Seine Geschichte vom komplett heruntergekommenen ehemaligen Kulturstandort Güllen in der Schweiz der Wirtschaftswunderjahre musste allerdings erst mal nicht nur rauchentgiftet (Zigaretten, Zigarren, Zigarillos sind im Text allgegenwärtig), sondern auch ein wenig mehr in den Horizont der Betrachter im 21. Jahrhundert gerückt werden, denn viele politischen Anspielungen sind nicht mehr zu verstehen, viele Seitenhiebe auf die damaligen Schweizer Verhältnisse überholt. Da bot sich als eine der möglichen Folien (laut Dürrenmatt spielt sein Stück irgendwo in Mitteleuropa) Bad Kissingen mit seiner Post-Kur-Misere, seinen Leerständen und rückwärtsgewandten Lobliedern auf den ehemaligen Glanz an und Güllen würde zu Bad Güllen mit Klauswald, leer stehenden Gastronomiebetrieben und ziemlich leerer Stadtkasse.

Allerdings überanstrengt die Produktion diese Analogien nicht. Und so bleibt nur als ketzerischer kleiner Gedanke im Hintergrund: Wie wäre es denn, wenn hier eine Milliardärin mit Reichtum für alle aufwartete, die nur an die Bedingung gebunden ist, dass das Städtchen sich in das Rachekalkül jener durch clevere Heiraten superreich gewordenen ehemaligen Mitbürgerin und nachmaligen Prostituierten Kläri Wäscher, jetzt Claire Zachanassian, einspannen lässt? Der hoch angesehene Geschäftsmann Alfred Ill hatte sie in jungen Jahren geschwängert und skrupellos verraten, um sich bei der Erbin eines Kaufladens ins gemachte Nest zu setzen.
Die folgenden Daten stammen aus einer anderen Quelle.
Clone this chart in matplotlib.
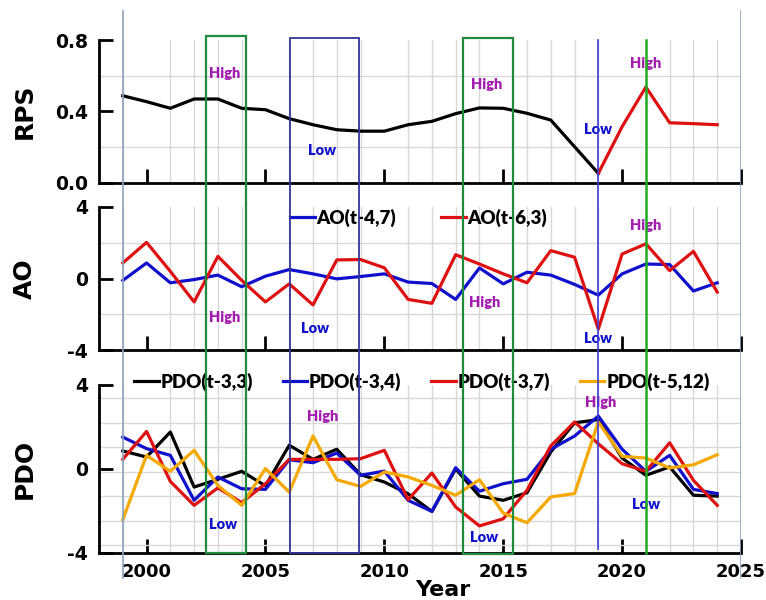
import numpy as np
import matplotlib.pyplot as plt
from matplotlib.patches import Rectangle
from matplotlib.ticker import MultipleLocator

plt.rcParams['axes.unicode_minus'] = False
plt.rcParams['font.family'] = ['DejaVu Sans']

# --- data ---
years = np.arange(1999, 2025)
rps_years = np.arange(1999, 2020)
rps = [0.488, 0.455, 0.418, 0.47, 0.47, 0.418, 0.41, 0.36, 0.326, 0.298, 0.29,
       0.29, 0.326, 0.345, 0.388, 0.42, 0.418, 0.39, 0.352, 0.203, 0.054]
rps_new_years = np.arange(2019, 2025)
rps_new = [0.054, 0.315, 0.537, 0.337, 0.332, 0.326]

ao_47 = [-0.11, 0.87, -0.24, -0.06, 0.19, -0.46, 0.13, 0.5, 0.26, -0.02, 0.11, 0.26, -0.2,
         -0.28, -1.17, 0.59, -0.3, 0.35, 0.19, -0.33, -0.93, 0.26, 0.81, 0.78, -0.7, -0.24]
ao_63 = [0.87, 2.02, 0.4, -1.31, 1.24, -0.1, -1.31, -0.3, -1.48, 1.04, 1.06, 0.6, -1.17,
         -1.39, 1.33, 0.81, 0.26, -0.24, 1.56, 1.19, -2.83, 1.37, 1.94, 0.44, 1.52, -0.76]

pdo_33 = [0.86, 0.57, 1.76, -0.86, -0.49, -0.11, -0.8, 1.13, 0.46, 0.94, -0.27, -0.62, -1.18,
          -2.02, 0.0, -1.29, -1.49, -1.13, 0.81, 2.2, 2.35, 0.52, -0.3, 0.1, -1.25, -1.29]
pdo_34 = [1.52, 0.97, 0.65, -1.49, -0.38, -0.94, -0.97, 0.44, 0.3, 0.76, -0.3, -0.1, -1.49,
          -2.02, 0.06, -1.06, -0.7, -0.49, 0.94, 1.57, 2.52, 0.94, -0.11, 0.65, -0.97, -1.17]
pdo_37 = [0.46, 1.79, -0.59, -1.73, -0.9, -1.6, -0.7, 0.46, 0.46, 0.46, 0.49, 0.89, -1.46,
          -0.19, -1.81, -2.71, -2.37, -1.01, 1.1, 2.24, 1.2, 0.25, -0.11, 1.25, -0.54, -1.73]
pdo_512 = [-2.41, 0.65, -0.11, 0.89, -0.78, -1.73, 0.02, -1.1, 1.57, -0.51, -0.83, -0.14, -0.38,
           -0.78, -1.25, -0.51, -2.1, -2.56, -1.33, -1.17, 2.24, 0.6, 0.52, 0.05, 0.2, 0.68]

# (x, y, text) of the High/Low notes in each panel
rps_notes = [(2003.3, 0.615, 'High'), (2007.4, 0.18, 'Low'), (2014.3, 0.55, 'High'),
             (2019.0, 0.30, 'Low'), (2021.0, 0.67, 'High')]
ao_notes = [(2003.3, -2.17, 'High'), (2007.1, -2.78, 'Low'), (2014.2, -1.33, 'High'),
            (2019.0, -3.33, 'Low'), (2021.0, 2.94, 'High')]
pdo_notes = [(2007.4, 2.52, 'High'), (2003.2, -2.62, 'Low'), (2014.2, -3.24, 'Low'),
             (2019.1, 3.19, 'High'), (2021.0, -1.67, 'Low')]

BLUE = '#1010cc'
RED = '#dd1111'
ORANGE = '#f5a800'
PURPLE = '#a21caf'
note_font = dict(family='Lato', weight='heavy', size=10.5)
leg_font = dict(family='Lato', weight='heavy', size=13.5)

fig = plt.figure(figsize=(7.66, 6.0), dpi=100)
L, W = 99 / 766, 642 / 766
ax1 = fig.add_axes([L, 1 - 183 / 600, W, 143 / 600])
ax2 = fig.add_axes([L, 1 - 350 / 600, W, 143 / 600])
ax3 = fig.add_axes([L, 1 - 553 / 600, W, 168 / 600])


def style(ax, ylim, yticks, yminor):
    ax.set_xlim(1998, 2025)
    ax.set_ylim(*ylim)
    ax.set_xticks(np.arange(2000, 2026, 5))
    ax.xaxis.set_minor_locator(MultipleLocator(1))
    ax.set_yticks(yticks)
    ax.set_yticks(yminor, minor=True)
    ax.grid(which='minor', color='#d8d8d8', lw=1)
    ax.set_axisbelow(True)
    for s in ['top', 'right']:
        ax.spines[s].set_visible(False)
    for s in ['left', 'bottom']:
        ax.spines[s].set_linewidth(2)
    ax.tick_params(which='major', direction='in', length=10, width=2, labelsize=13.5, pad=8)
    ax.tick_params(which='minor', length=0)
    for lab in ax.get_yticklabels() + ax.get_xticklabels():
        lab.set_fontweight('bold')


# RPS
ax1.plot(rps_years, rps, color='black', lw=2.3)
ax1.plot(rps_new_years, rps_new, color=RED, lw=2.3)
style(ax1, (0, 0.8), [0, 0.4, 0.8], np.arange(0.2, 0.81, 0.2))
ax1.set_xticklabels([])
for x, y, t in rps_notes:
    ax1.text(x, y, t, ha='center', va='center', color=PURPLE if t == 'High' else BLUE, **note_font)

# AO
ax2.plot(years, ao_47, color=BLUE, lw=2.3, label='AO(t-4,7)')
ax2.plot(years, ao_63, color=RED, lw=2.3, label='AO(t-6,3)')
style(ax2, (-4, 4), [-4, 0, 4], [-2, 0, 2, 4])
ax2.set_xticklabels([])
ax2.legend(ncol=2, loc='center', bbox_to_anchor=(0.498, 0.923), frameon=False, prop=leg_font,
           handlelength=1.3, handletextpad=0.1, columnspacing=2.4, borderpad=0)
for x, y, t in ao_notes:
    ax2.text(x, y, t, ha='center', va='center', color=PURPLE if t == 'High' else BLUE, **note_font)

# PDO
ax3.plot(years, pdo_33, color='black', lw=2.3, label='PDO(t-3,3)')
ax3.plot(years, pdo_34, color=BLUE, lw=2.3, label='PDO(t-3,4)')
ax3.plot(years, pdo_37, color=RED, lw=2.3, label='PDO(t-3,7)')
ax3.plot(years, pdo_512, color=ORANGE, lw=2.3, label='PDO(t-5,12)')
style(ax3, (-4, 4), [-4, 0, 4], np.linspace(-3.62, 3.38, 7))
ax3.tick_params(axis='x', labelsize=13, pad=7)
ax3.legend(ncol=4, loc='center', bbox_to_anchor=(0.503, 1.018), frameon=False, prop=leg_font,
           handlelength=1.3, handletextpad=0.1, columnspacing=1.6, borderpad=0)
for x, y, t in pdo_notes:
    ax3.text(x, y, t, ha='center', va='center', color=PURPLE if t == 'High' else BLUE, **note_font)
ax3.set_xlabel('Year', fontsize=16, fontweight='bold')
ax3.xaxis.set_label_coords(0.536, -0.16)

for ax, name in [(ax1, 'RPS'), (ax2, 'AO'), (ax3, 'PDO')]:
    ax.set_ylabel(name, fontsize=18, fontweight='bold')
    ax.yaxis.set_label_coords(-0.097, 0.5)

# boxes and marker lines running through all three panels (y in pixels from top)
ov = fig.add_axes([L, 0, W, 1])
ov.set_xlim(1998, 2025)
ov.set_ylim(600, 0)
ov.axis('off')
ov.add_patch(Rectangle((2002.5, 36), 1.7, 517, fill=False, ec='#1e8c3c', lw=1.6))
ov.add_patch(Rectangle((2006.05, 38), 2.9, 515, fill=False, ec='#35359a', lw=1.3))
ov.add_patch(Rectangle((2013.3, 38), 2.1, 516, fill=False, ec='#1e8c3c', lw=1.6))
ov.plot([2019, 2019], [40, 549], color='#3c3cd8', lw=1.2)
ov.plot([2021, 2021], [40, 553], color='#22aa22', lw=1.8)
ov.plot([1999, 1999], [11, 578], color='#8aa4c0', lw=1.2)
ov.plot([2025, 2025], [11, 578], color='#8aa4c0', lw=1.2)

fig.savefig('out.png', dpi=100)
Jetzt kehrt ‚das Kläri‘ als Rachegöttin zurück und verlangt von ihrer Heimatgemeinde die Ermordung Ills als Bedingung für den Geldsegen, mit dem sich alle sanieren könnten.

In den letzten vier Wochen hat die Theatertruppe mit liebevollen, aber anstrengenden bühnenbildnerischen Arbeiten ein idyllisches Bad Güllen auf die Bühne der Schule gezaubert, einen Kinderbuchhintergrund, vor dem sich die Tragödie des Alfred Ill mit jenem bitteren Sarkasmus entfalten kann, den Dürrenmatt in seinem Stück über den Sieg des Kapitals über die Moral an den Tag legt.

Aufgrund der Faschingsverpflichtungen vieler Spieler, der Teilnahme an der Südafrikafahrt des Jugendmusikcorps eines Hauptdarstellers und der Frühjahrsferien finden die beiden Aufführungen in diesem Jahr erst am Donnerstag, 13.3., und Freitag, 14.3., jeweils ab 19 Uhr in der Aula des Jack-Steinberger-Gymnasiums statt. Der Eintritt ist frei, doch bittet die Truppe gerade wegen des auch finanziell aufwändigen Bühnenbilds ihre Besucher um Spenden für die weitere Theaterarbeit an der Schule.